May these words of my mouth and this meditation of my heart be pleasing in your sight. (Psalm 19:14, MSG)

Friday, May 24, 2013

LIKE FATHER, NOT LIKE SON (1 Chronicles 22)

You are not the one to honor me by building a sanctuary--you've been responsible for too much killing, too much bloodshed. But you are going to have a son and he will be a quiet and peaceful man. (1 Chronicles 22:7-10)

David wanted to build a temple for God, but God said no, his son would build it instead.

Today's verses led me to think about how different David and Solomon were.  Oh, they had some major traits in common. They both had a heart for God, an almost unhealthy interest in women, and musical/writing ability.

David was a man of bloodshed, and Solomon lived in a time of peace. But the difference relies on more than military conflict. It's also a matter of their personalities.\\

David wore his heart on his sleeve. He danced before the Lord with abandon. He bought the threshing floor where the plague ended with his hand over his heart, "I won't offer something to God that cost me nothing." He grieved his son's death and his friend Jonathan's death deeply.  Whatever David felt, the kingdom knew--that included the times he went to war.

In that sense, Adonijah and Absalom were probably a lot more like David than Solomon ever was. Absalom was furious about what  happened to his sister and let it color his judgment. Perhaps David secretly favored Absalom as his favorite son, because he reminded David of himself. Adonijah had the gumption to make himself king when David was close to death.

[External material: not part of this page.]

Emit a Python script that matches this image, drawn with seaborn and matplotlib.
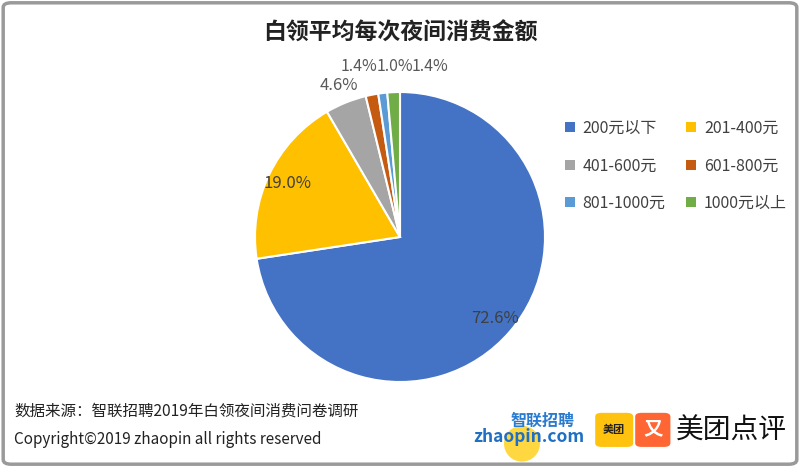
import matplotlib
matplotlib.use('Agg')
import matplotlib.pyplot as plt
from matplotlib.patches import FancyBboxPatch, Patch, Ellipse
import seaborn as sns
import numpy as np

# --- data ---
categories = ['200元以下', '201-400元', '401-600元', '601-800元', '801-1000元', '1000元以上']
shares = [72.6, 19.0, 4.6, 1.4, 1.0, 1.4]
colors = ['#4472C4', '#FFC000', '#A5A5A5', '#C55A11', '#5B9BD5', '#70AD47']

title = '白领平均每次夜间消费金额'
source_text = '数据来源：智联招聘2019年白领夜间消费问卷调研'
copyright_text = 'Copyright©2019 zhaopin all rights reserved'

sns.set_theme(style='white')
plt.rcParams['font.family'] = ['Noto Sans CJK SC', 'DejaVu Sans']

fig = plt.figure(figsize=(8, 4.67), dpi=100)
fig.patch.set_facecolor('white')

# outer border
fig.patches.append(FancyBboxPatch((0.004, 0.006), 0.992, 0.988, boxstyle='round,pad=0,rounding_size=0.01',
                                  transform=fig.transFigure, fill=False, edgecolor='#9a9a9a', linewidth=2.5))

ax = fig.add_axes([0.31875, 0.182, 0.3625, 0.621])
wedges, texts = ax.pie(shares, colors=colors, startangle=90, counterclock=False,
                       wedgeprops=dict(edgecolor='white', linewidth=1.5))
ax.set_xlim(-1, 1)
ax.set_ylim(-1, 1)
ax.set_aspect('equal')

# percentage labels: inside for big slices, outside for small ones
small = [i for i, v in enumerate(shares) if v < 2]
for i, (w, v) in enumerate(zip(wedges, shares)):
    ang = np.deg2rad((w.theta1 + w.theta2) / 2)
    if v > 10:
        x, y = 0.86 * np.cos(ang), 0.86 * np.sin(ang)
        col, fs = '#404040', 12
    elif v >= 2:
        x, y = 1.13 * np.cos(ang), 1.13 * np.sin(ang)
        col, fs = '#595959', 12
    else:
        # tiny slices: labels sit side by side above the pie (they crowd in the original)
        k = small.index(i)
        x, y = -0.28 + 0.245 * k, 1.175
        col, fs = '#595959', 11.5
    ax.text(x, y, f'{v:.1f}%', ha='center', va='center', fontsize=fs, color=col, clip_on=False)

fig.text(0.5, 0.93, title, ha='center', va='center', fontsize=16.5, fontweight='bold', color='#222222')

# legend filled row by row like the original
order = [0, 2, 4, 1, 3, 5]
handles = [Patch(facecolor=colors[i], edgecolor='none') for i in order]
labels = [categories[i] for i in order]
fig.legend(handles, labels, ncol=2, loc='center', bbox_to_anchor=(0.845, 0.645), frameon=False,
           fontsize=11.5, handlelength=0.6, handleheight=0.6, handletextpad=0.5, columnspacing=1.3,
           labelspacing=1.28, labelcolor='#404040')

fig.text(0.018, 0.12, source_text, fontsize=11.2, va='center', color='#222222')
fig.text(0.018, 0.058, copyright_text, fontsize=11, va='center', color='#222222')

# logos (rough text version)
fig.patches.append(Ellipse((0.6525, 0.05), 0.045, 0.077, transform=fig.transFigure, facecolor='#FFD21F',
                           edgecolor='none', alpha=0.85))
fig.text(0.591, 0.064, 'zhaopin.com', fontsize=12.5, fontweight='bold', style='italic', color='#1f6fc5', va='center')
fig.text(0.638, 0.098, '智联招聘', fontsize=11.5, fontweight='bold', style='italic', color='#2a7bd0', va='center')
fig.patches.append(FancyBboxPatch((0.744, 0.043), 0.0475, 0.073, boxstyle='round,pad=0,rounding_size=0.008',
                                  transform=fig.transFigure, facecolor='#FFC20E', edgecolor='none'))
fig.text(0.7677, 0.08, '美团', fontsize=8, ha='center', va='center', color='#222222', fontweight='bold')
fig.patches.append(FancyBboxPatch((0.794, 0.043), 0.044, 0.073, boxstyle='round,pad=0,rounding_size=0.008',
                                  transform=fig.transFigure, facecolor='#FF6633', edgecolor='none'))
fig.text(0.816, 0.08, '又', fontsize=14, ha='center', va='center', color='white', fontweight='bold')
fig.text(0.845, 0.077, '美团点评', fontsize=20, va='center', color='#111111')

fig.savefig('out.png', dpi=100)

While young Solomon waited, not acting--probably realizing the time wasn't right, like David when he was in the caves so many years before.

Instead God chose the son the least like David as the next king. Quiet, peaceful Solomon, the son who would rather negotiate a settlement than fight it ought, who could listen to all sides of an argument and come up with a solution that was fair and best for all. Part of his wisdom was supernaturally, God-enhanced. But by nature he was a lover and not a fighter.

And Solomon knew how to be tough. He followed through on his father's final wishes to get rid of threats. When his son become king, people complained to him on the high taxes and work force required by Solomon. But he didn't usually do the dirty deeds himself.

Of course God's choice of Solomon as king shows His mercy--as He included Tamar and Rahab in Jesus's ancestry, now Bathsheba joins those other shady women. God chose the offspring of the union between David and his one-time-mistress-now-wife as a king.

God chose two wildly different men as the kings of Israel's golden age. Both leaders, both committed to God--but very different.

News flash: God doesn't use a single type of individual to lead or for any needed tasks. Certainly He calls a wide variety of people to write!.

Question: Are you  more of a David or a Solomon? Or someone else?